On true and false wealth, the Catechism of the Catholic Church (§2547) teaches directly in the spirit of this passage: "The Lord grieves over the rich, because they find their consolation in the abundance of goods." The Church's preferential option for the poor (CCC §2448) is grounded not in a romanticization of material want, but in the recognition — consonant with Prov 13:7 — that those who are poor in the world's eyes may be rich toward God (cf. Lk 12:21), while those who perform wealth may be spiritually destitute. St. John Chrysostom, preaching on Matthew, made this Proverbs insight a hammer: "Call no man poor except him who lacks faith and virtue."
On ransom (kopher), Catholic typology sees verse 8 as a shadow of the doctrine of Redemption. The Council of Trent (Decree on Justification, Ch. 7) taught that Christ's Passion is the meritorious cause of our justification — the true and infinite kopher. St. Anselm's satisfaction theory of Atonement, while later developed, draws on exactly this ransom logic: a debt beyond human capacity to pay, satisfied by the God-Man. St. Thomas Aquinas (Summa Theologiae III, q. 48, a. 4) affirms that Christ's sacrifice was not merely sufficient but superabundant — the ransom infinitely exceeds the debt.
On the light of the righteous, Vatican II's Lumen Gentium (§1) opens with the declaration that Christ is the lumen gentium — the light of the nations — and the Church is called to reflect that light. Every baptized Christian participates in this light through sanctifying grace. St. Augustine (Confessions X) describes the soul's illumination as a borrowed light: "Thou art the Light itself; I was enlightened by Thee." The extinguishing of the wicked lamp is not divine cruelty but the logical consequence of refusing the only source of true light.
Contemporary Catholic life is saturated with the exact tensions Proverbs 13:7–9 names. Social media has made the "pretending to be rich" of verse 7 into a cultural architecture — curated lives projecting abundance, status, and wellness while millions experience loneliness, debt, and spiritual emptiness behind the screen. The proverb invites the Catholic reader to a concrete examination: Where am I performing wealth — material, spiritual, or relational — that I do not actually possess? And where might I be genuinely richer than I appear?
Verse 8 speaks directly to the anxiety economy. Financial security is not wrong, but when it becomes the primary hedge against fear — the functional ransom we trust — it displaces trust in Providence. A practical discipline: identify one area where financial calculation has overridden generosity or risk-taking in faith, and make a concrete act of detachment.
Verse 9 is a daily vocation.

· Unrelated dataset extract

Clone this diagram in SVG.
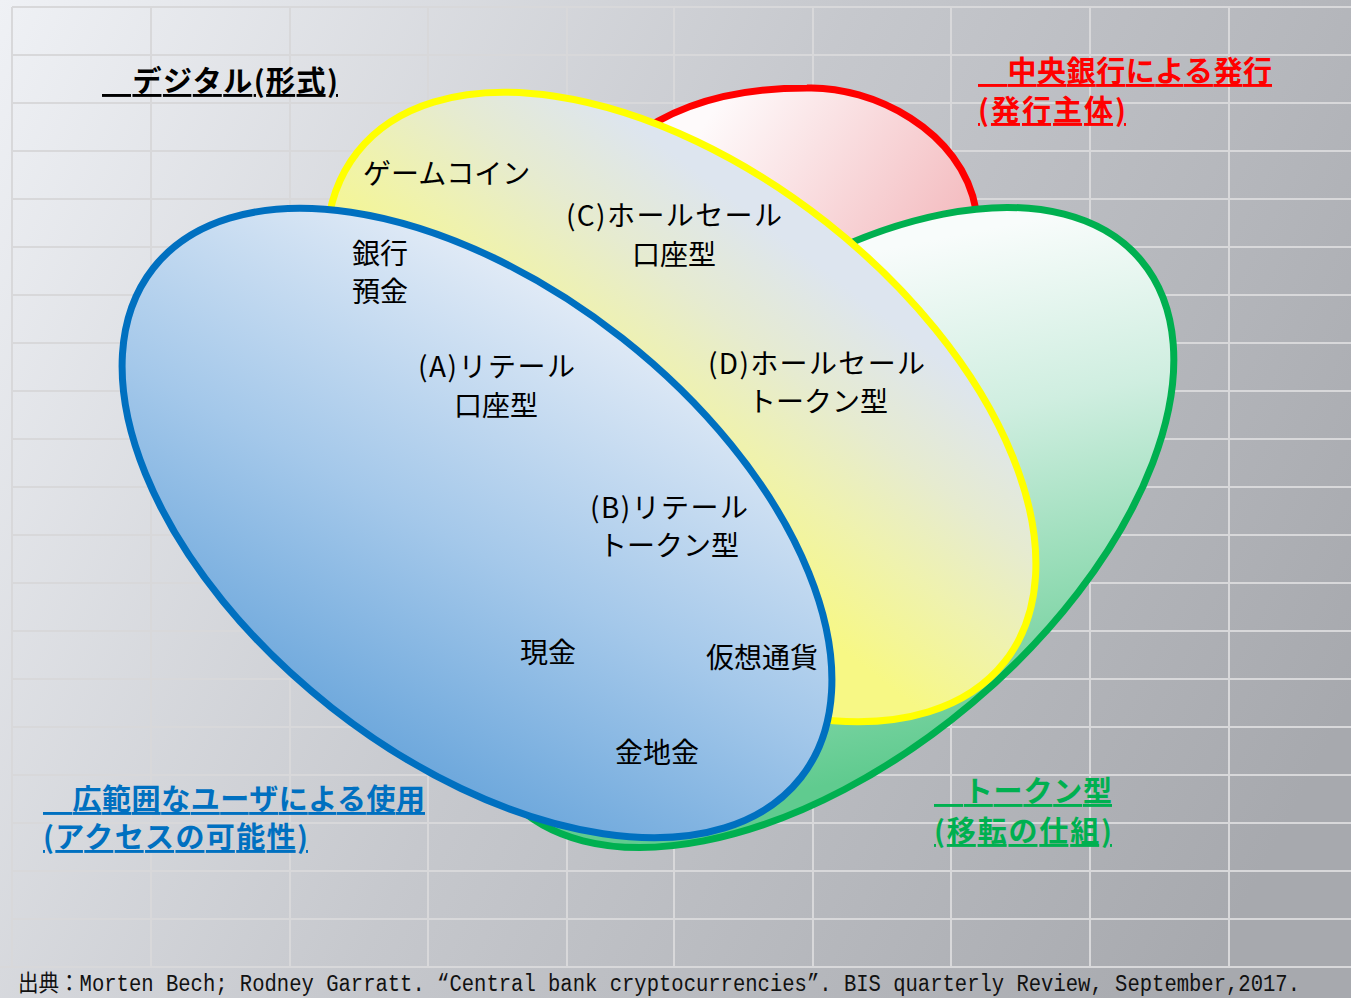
<svg xmlns="http://www.w3.org/2000/svg" width="1351" height="998" viewBox="0 0 1351 998">
  <defs>
    <linearGradient id="bg" gradientUnits="userSpaceOnUse" x1="0" y1="0" x2="1351" y2="700">
      <stop offset="0" stop-color="#eff1f5"/>
      <stop offset="0.5" stop-color="#c6c8cd"/>
      <stop offset="1" stop-color="#a7a9ae"/>
    </linearGradient>
    <linearGradient id="gBlue" gradientUnits="userSpaceOnUse" x1="360" y1="790" x2="610" y2="320" gradientTransform="rotate(-38.2 477 523)">
      <stop offset="0" stop-color="#62a1d9"/>
      <stop offset="0.5" stop-color="#a4c8ea"/>
      <stop offset="1" stop-color="#e0eaf6"/>
    </linearGradient>
    <linearGradient id="gYellow" gradientUnits="userSpaceOnUse" x1="880" y1="680" x2="1058" y2="449" gradientTransform="rotate(-38.2 681 407)">
      <stop offset="0" stop-color="#f7f885"/>
      <stop offset="0.35" stop-color="#eff2ae"/>
      <stop offset="0.65" stop-color="#e6ebd0"/>
      <stop offset="1" stop-color="#dde5ef"/>
    </linearGradient>
    <linearGradient id="gRed" gradientUnits="userSpaceOnUse" x1="720" y1="100" x2="960" y2="260">
      <stop offset="0" stop-color="#fefafb"/>
      <stop offset="1" stop-color="#f3b8bc"/>
    </linearGradient>
    <linearGradient id="gGreen" gradientUnits="userSpaceOnUse" x1="880" y1="250" x2="981" y2="754" gradientTransform="rotate(40.1 823.5 527.5)">
      <stop offset="0" stop-color="#f8fcfb"/>
      <stop offset="0.35" stop-color="#cfeee0"/>
      <stop offset="1" stop-color="#60cb8f"/>
    </linearGradient>
  </defs>
  <style>
    .set { stroke-width: 7; }
    .in { font-family: "Noto Sans CJK JP", "Noto Sans", sans-serif; font-size: 28px; fill: #000; }
    .mid { text-anchor: middle; }
    .lab { font-family: "Noto Sans CJK JP", "Noto Sans", sans-serif; font-size: 29px; font-weight: bold; text-decoration: underline; }
    .foot { font-family: "Liberation Mono", "Noto Sans CJK JP", monospace; font-size: 23px; fill: #111; }
  </style>

  <rect id="background" x="0" y="0" width="1351" height="998" fill="url(#bg)"/>
  <path id="grid" fill="none" stroke="#d8d8da" stroke-width="2"
    d="M12 7V967M151 7V967M290 7V967M428 7V967M567 7V967M674 7V967M813 7V967M951 7V967M1090 7V967M1229 7V967
       M12 7H1351M12 55H1351M12 103H1351M12 151H1351M12 199H1351M12 247H1351M12 295H1351M12 343H1351M12 391H1351M12 439H1351
       M12 487H1351M12 535H1351M12 583H1351M12 631H1351M12 679H1351M12 727H1351M12 775H1351M12 823H1351M12 871H1351M12 919H1351M0 967H1351"/>

  <g id="set-central-bank">
    <path class="set" fill="url(#gRed)" stroke="#ff0000" d="M630,140 C680,100 745,88 807,88 C872,86 962,130 976,210 L980,285 L880,300 L700,250 Z"/>
  </g>
  <g id="set-token">
    <ellipse class="set" cx="823.5" cy="527.5" rx="415" ry="230" transform="rotate(-40.1 823.5 527.5)" fill="url(#gGreen)" stroke="#00b050"/>
  </g>
  <g id="set-digital">
    <ellipse class="set" cx="681" cy="407" rx="412" ry="235" transform="rotate(38.2 681 407)" fill="url(#gYellow)" stroke="#ffff00"/>
  </g>
  <g id="set-wide-access">
    <ellipse class="set" cx="477" cy="523" rx="412" ry="235" transform="rotate(38.2 477 523)" fill="url(#gBlue)" stroke="#0070c0"/>
  </g>

  <g id="connectors"/>

  <g id="label-game-coin"><text class="in" x="363" y="184">ゲームコイン</text></g>
  <g id="label-c">
    <text class="in" x="566" y="226" textLength="216" lengthAdjust="spacing">(C)ホールセール</text>
    <text class="in mid" x="674" y="265">口座型</text>
  </g>
  <g id="label-bank-deposit">
    <text class="in" x="352" y="264">銀行</text>
    <text class="in" x="352" y="302">預金</text>
  </g>
  <g id="label-a">
    <text class="in" x="418" y="377" textLength="157" lengthAdjust="spacing">(A)リテール</text>
    <text class="in mid" x="496" y="416">口座型</text>
  </g>
  <g id="label-d">
    <text class="in" x="708" y="374" textLength="217" lengthAdjust="spacing">(D)ホールセール</text>
    <text class="in mid" x="818" y="412">トークン型</text>
  </g>
  <g id="label-b">
    <text class="in" x="590" y="518" textLength="158" lengthAdjust="spacing">(B)リテール</text>
    <text class="in mid" x="669" y="556">トークン型</text>
  </g>
  <g id="label-cash"><text class="in mid" x="548" y="663">現金</text></g>
  <g id="label-crypto"><text class="in mid" x="762" y="668">仮想通貨</text></g>
  <g id="label-gold"><text class="in mid" x="657" y="763">金地金</text></g>

  <g id="title-digital">
    <text class="lab" x="102" y="92" fill="#000" textLength="236" lengthAdjust="spacing">　デジタル(形式)</text>
  </g>
  <g id="title-central-bank">
    <text class="lab" x="978" y="82" fill="#ff0000" textLength="294" lengthAdjust="spacing">　中央銀行による発行</text>
    <text class="lab" x="978" y="121" fill="#ff0000" textLength="148" lengthAdjust="spacing">(発行主体)</text>
  </g>
  <g id="title-wide-access">
    <text class="lab" x="43" y="810" fill="#0070c0" textLength="382" lengthAdjust="spacing">　広範囲なユーザによる使用</text>
    <text class="lab" x="43" y="848" fill="#0070c0" textLength="265" lengthAdjust="spacing">(アクセスの可能性)</text>
  </g>
  <g id="title-token">
    <text class="lab" x="934" y="802" fill="#00b050" textLength="178" lengthAdjust="spacing">　トークン型</text>
    <text class="lab" x="934" y="842" fill="#00b050" textLength="178" lengthAdjust="spacing">(移転の仕組)</text>
  </g>

  <g id="source">
    <text class="foot" x="18" y="991" textLength="1282" lengthAdjust="spacingAndGlyphs">出典：Morten Bech; Rodney Garratt. “Central bank cryptocurrencies”. BIS quarterly Review, September,2017.</text>
  </g>
</svg>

Catholics are called not to dim their light in false humility, but to tend it — through prayer, the sacraments, and acts of justice — so that it "shines brightly" as a genuine witness. Ask: is my life a lamp that illuminates others, or has it been slowly extinguished by compromise, comfort, or fear?
Verse 9 — "The light of the righteous shines brightly."

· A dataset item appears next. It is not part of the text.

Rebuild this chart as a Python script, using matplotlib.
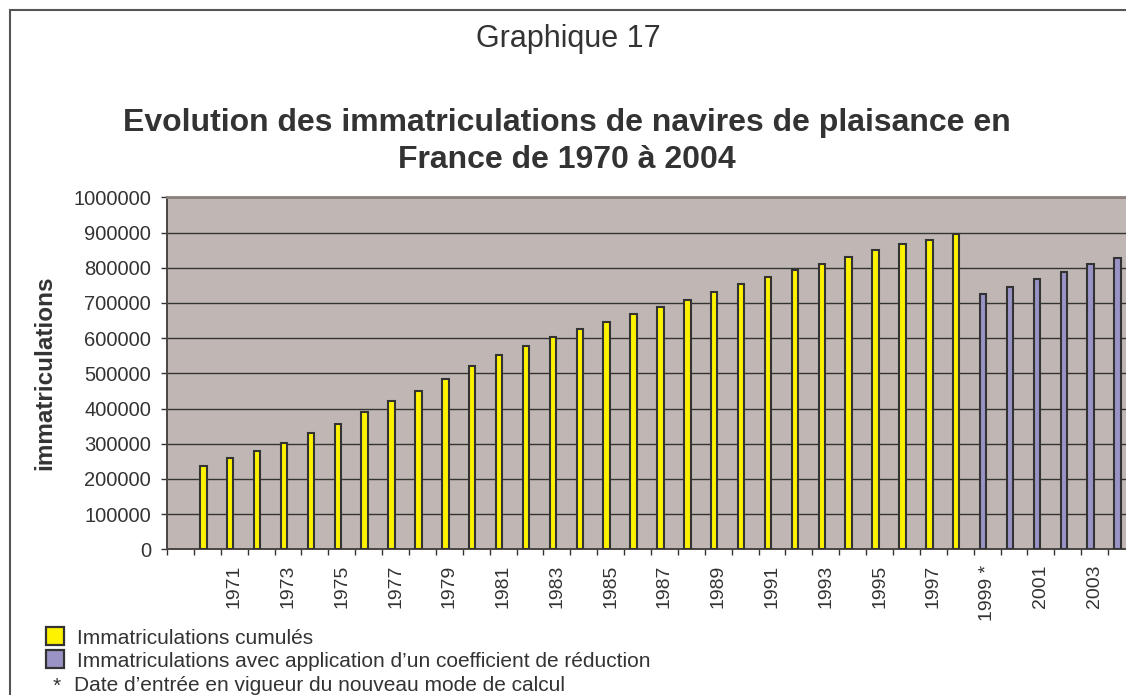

The image of the lamp or light for the life of the righteous is a recurring sapiential and prophetic symbol. In its full form (Prov 13:9b), the verse continues: "but the lamp of the wicked is put out." The contrast is total: one light burns with increasing brightness; the other is extinguished. The Hebrew for "shines brightly" (יִשְׂמָח, yismach, lit. "rejoices" or "is glad") is striking — the light of the righteous is not merely functional but exuberant, alive, glad. It is a light that participates in its own joy.

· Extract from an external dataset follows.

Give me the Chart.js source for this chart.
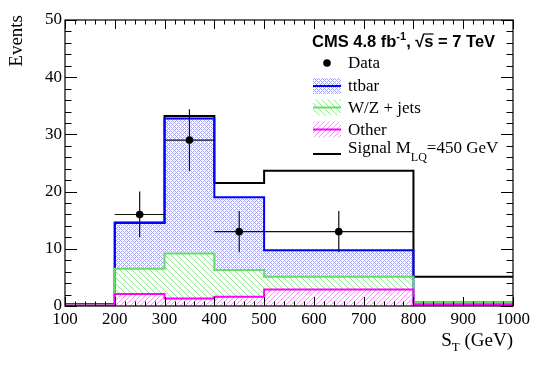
<!DOCTYPE html>
<html lang="en">
<head>
<meta charset="UTF-8">
<title>S_T distribution</title>
<script src="https://cdn.jsdelivr.net/npm/chart.js"></script>
<style>
  body { margin: 0; padding: 0; background: #fff; }
  #wrap { width: 540px; height: 366px; }
</style>
</head>
<body>
<div id="wrap"><canvas id="stChart"></canvas></div>
<script>
// bin edges in S_T (GeV)
const binEdges = [100, 200, 300, 400, 500, 800, 1000];
// per-bin yields, stacked in this order: other, W/Z + jets, ttbar, signal
const otherYield  = [0.1, 2.1, 1.3, 1.6, 2.9, 0.25];
const wzYield     = [0.1, 4.4, 7.9, 4.7, 2.2, 0.35];
const ttbarYield  = [0.1, 8.0, 23.6, 12.7, 4.65, 0.0];
const signalYield = [0.0, 0.1, 0.4, 2.5, 13.9, 4.5];
// data points
const dataX = [250, 350, 450, 650];
const dataY = [16, 29, 13, 13];
const dataErr = [4.0, 5.4, 3.6, 3.6];
const dataBinLo = [200, 300, 400, 500];
const dataBinHi = [300, 400, 500, 800];
// tick labels
const xTickValues = [100, 200, 300, 400, 500, 600, 700, 800, 900, 1000];
const yTickValues = [0, 10, 20, 30, 40, 50];

const SERIF = '"Liberation Serif", "DejaVu Serif", serif';
const SANS = '"Liberation Sans", Arial, sans-serif';

// cumulative stack
function addArr(a, b) { return a.map((v, i) => v + b[i]); }
const stackOther = otherYield.slice();
const stackWZ = addArr(stackOther, wzYield);
const stackTT = addArr(stackWZ, ttbarYield);
const stackSig = addArr(stackTT, signalYield);

// histogram as step points at bin edges
function toSteps(vals) {
    const pts = vals.map((v, i) => ({ x: binEdges[i], y: v }));
    pts.push({ x: binEdges[binEdges.length - 1], y: vals[vals.length - 1] });
    return pts;
}

// pixel hatch patterns (ROOT style)
function makePattern(size, color, test) {
    const c = document.createElement('canvas');
    c.width = size; c.height = size;
    const g = c.getContext('2d');
    g.fillStyle = color;
    for (let x = 0; x < size; x++) {
        for (let y = 0; y < size; y++) {
            if (test(x, y)) g.fillRect(x, y, 1, 1);
        }
    }
    return g.createPattern(c, 'repeat');
}
const ttbarFill = makePattern(4, 'rgba(90,90,255,0.55)', (x, y) => (x + y) % 4 === 0 || (x - y + 4) % 4 === 0);
const wzFill = makePattern(6, 'rgba(140,225,140,0.9)', (x, y) => (x - y + 6) % 6 === 0);
const otherFill = makePattern(5, 'rgba(255,120,255,0.85)', (x, y) => (x + y) % 5 === 0);

const xAxisH = 60, yAxisW = 65;

// error bars on the data points
const errorBars = {
    id: 'errorBars',
    afterDatasetsDraw(chart) {
        const ctx = chart.ctx, xs = chart.scales.x, ys = chart.scales.y;
        ctx.save();
        ctx.strokeStyle = '#111';
        ctx.lineWidth = 1.2;
        dataX.forEach((x, i) => {
            const px = xs.getPixelForValue(x), py = ys.getPixelForValue(dataY[i]);
            ctx.beginPath();
            ctx.moveTo(xs.getPixelForValue(dataBinLo[i]), py);
            ctx.lineTo(xs.getPixelForValue(dataBinHi[i]), py);
            ctx.moveTo(px, ys.getPixelForValue(dataY[i] + dataErr[i]));
            ctx.lineTo(px, ys.getPixelForValue(dataY[i] - dataErr[i]));
            ctx.stroke();
            ctx.beginPath();
            ctx.fillStyle = '#000';
            ctx.arc(px, py, 3.8, 0, Math.PI * 2);
            ctx.fill();
        });
        ctx.restore();
    }
};

function richText(ctx, x, y, parts) {
    let cx = x;
    parts.forEach(p => {
        ctx.font = p.font;
        ctx.fillText(p.t, cx, y + (p.dy || 0));
        const w = ctx.measureText(p.t).width;
        if (p.overline) {
            ctx.save();
            ctx.lineWidth = 1.2;
            ctx.beginPath();
            ctx.moveTo(cx - 1, y - p.overline);
            ctx.lineTo(cx + w, y - p.overline);
            ctx.stroke();
            ctx.restore();
        }
        cx += w;
    });
    return cx;
}

// ROOT-like frame with inside ticks, titles and legend
const frame = {
    id: 'frame',
    afterDraw(chart) {
        const ctx = chart.ctx, a = chart.chartArea, xs = chart.scales.x, ys = chart.scales.y;
        ctx.save();
        ctx.strokeStyle = '#000';
        ctx.lineWidth = 1.2;
        ctx.strokeRect(a.left, a.top, a.right - a.left, a.bottom - a.top);
        ctx.beginPath();
        for (let v = 100; v <= 1000; v += 20) {
            const px = Math.round(xs.getPixelForValue(v)) + 0.5;
            const len = (v % 100 === 0) ? 9 : 4.5;
            ctx.moveTo(px, a.bottom); ctx.lineTo(px, a.bottom - len);
            ctx.moveTo(px, a.top); ctx.lineTo(px, a.top + len);
        }
        for (let v = 0; v <= 50; v += 2) {
            const py = Math.round(ys.getPixelForValue(v)) + 0.5;
            const len = (v % 10 === 0) ? 12 : 6.5;
            ctx.moveTo(a.left, py); ctx.lineTo(a.left + len, py);
            ctx.moveTo(a.right, py); ctx.lineTo(a.right - len, py);
        }
        ctx.lineWidth = 1;
        ctx.stroke();

        ctx.fillStyle = '#000';
        ctx.textBaseline = 'alphabetic';
        // axis titles
        ctx.save();
        ctx.translate(22, 15);
        ctx.rotate(-Math.PI / 2);
        ctx.textAlign = 'right';
        ctx.font = '19px ' + SERIF;
        ctx.fillText('Events', 0, 0);
        ctx.restore();

        ctx.textAlign = 'left';
        ctx.font = '19px ' + SERIF;
        const wS = ctx.measureText('S').width;
        const wRest = ctx.measureText(' (GeV)').width;
        ctx.font = '13px ' + SERIF;
        const wT = ctx.measureText('T').width;
        richText(ctx, a.right - wS - wT - wRest, 346, [
            { t: 'S', font: '19px ' + SERIF },
            { t: 'T', font: '13px ' + SERIF, dy: 5 },
            { t: ' (GeV)', font: '19px ' + SERIF }
        ]);

        // CMS label
        const bold = 'bold 16.5px ' + SANS;
        richText(ctx, 312, 47, [
            { t: 'CMS 4.8 fb', font: bold },
            { t: '-1', font: 'bold 11px ' + SANS, dy: -7 },
            { t: ', \u221A', font: bold },
            { t: 's', font: bold, overline: 13 },
            { t: ' = 7 TeV', font: bold }
        ]);

        // legend
        const bx = 313, bw = 28, tx = 348;
        ctx.font = '17px ' + SERIF;
        ctx.textBaseline = 'middle';
        ctx.beginPath();
        ctx.arc(327, 63, 3.8, 0, Math.PI * 2);
        ctx.fill();
        ctx.fillText('Data', tx, 64);

        const boxes = [
            { y: 86, fill: ttbarFill, line: '#0000ff', label: 'ttbar' },
            { y: 107.5, fill: wzFill, line: '#66dd66', label: 'W/Z + jets' },
            { y: 129.5, fill: otherFill, line: '#ff00ff', label: 'Other' }
        ];
        boxes.forEach(b => {
            ctx.fillStyle = b.fill;
            ctx.fillRect(bx, b.y - 8, bw, 16);
            ctx.strokeStyle = b.line;
            ctx.lineWidth = 2;
            ctx.beginPath();
            ctx.moveTo(bx, b.y); ctx.lineTo(bx + bw, b.y);
            ctx.stroke();
            ctx.fillStyle = '#000';
            ctx.fillText(b.label, tx, b.y + 1);
        });
        ctx.strokeStyle = '#000';
        ctx.lineWidth = 2;
        ctx.beginPath();
        ctx.moveTo(bx, 154); ctx.lineTo(bx + bw, 154);
        ctx.stroke();
        ctx.textBaseline = 'alphabetic';
        richText(ctx, tx, 153, [
            { t: 'Signal M', font: '17px ' + SERIF },
            { t: 'LQ', font: '12px ' + SERIF, dy: 8 },
            { t: '=450 GeV', font: '17px ' + SERIF }
        ]);
        ctx.restore();
    }
};

function histSet(label, vals, color, fill, bg, order) {
    return {
        type: 'line',
        label: label,
        data: toSteps(vals),
        stepped: 'before',
        borderColor: color,
        borderWidth: 2,
        backgroundColor: bg || 'transparent',
        fill: fill,
        pointRadius: 0,
        order: order
    };
}

new Chart(document.getElementById('stChart'), {
    type: 'scatter',
    data: {
        datasets: [
            {
                type: 'scatter',
                label: 'Data',
                data: dataX.map((x, i) => ({ x: x, y: dataY[i] })),
                pointRadius: 0,
                order: 0
            },
            histSet('Other', stackOther, '#ff00ff', 'origin', otherFill, 1),
            histSet('W/Z + jets', stackWZ, '#66dd66', 1, wzFill, 2),
            histSet('ttbar', stackTT, '#0000ff', 2, ttbarFill, 3),
            histSet('Signal M_LQ=450 GeV', stackSig, '#000000', false, null, 4)
        ]
    },
    options: {
        responsive: true,
        maintainAspectRatio: false,
        animation: false,
        layout: { padding: { top: 20, right: 27, left: 0, bottom: 0 } },
        plugins: {
            legend: { display: false },
            tooltip: { enabled: false }
        },
        scales: {
            x: {
                type: 'linear',
                min: 100,
                max: 1000,
                afterBuildTicks: s => { s.ticks = xTickValues.map(v => ({ value: v })); },
                afterFit: s => { s.height = xAxisH; },
                grid: { display: false, drawTicks: false },
                border: { display: false },
                ticks: {
                    color: '#000',
                    font: { family: SERIF, size: 17 },
                    padding: 3,
                    maxRotation: 0,
                    autoSkip: false,
                    callback: v => String(v)
                }
            },
            y: {
                type: 'linear',
                min: 0,
                max: 50,
                afterBuildTicks: s => { s.ticks = yTickValues.map(v => ({ value: v })); },
                afterFit: s => { s.width = yAxisW; },
                grid: { display: false, drawTicks: false },
                border: { display: false },
                ticks: {
                    color: '#000',
                    font: { family: SERIF, size: 17 },
                    padding: 3,
                    callback: v => String(v)
                }
            }
        }
    },
    plugins: [errorBars, frame]
});
</script>
</body>
</html>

This verse serves as the theological crown of the cluster. After the unmasking of false wealth (v. 7) and the ambiguity of material security (v. 8), verse 9 points to a radically different kind of abundance: the moral and spiritual luminosity of a life lived in righteousness. That light is stable, self-renewing, and ultimately inextinguishable — not because of the righteous person's own power, but because its source is participation in divine Wisdom herself.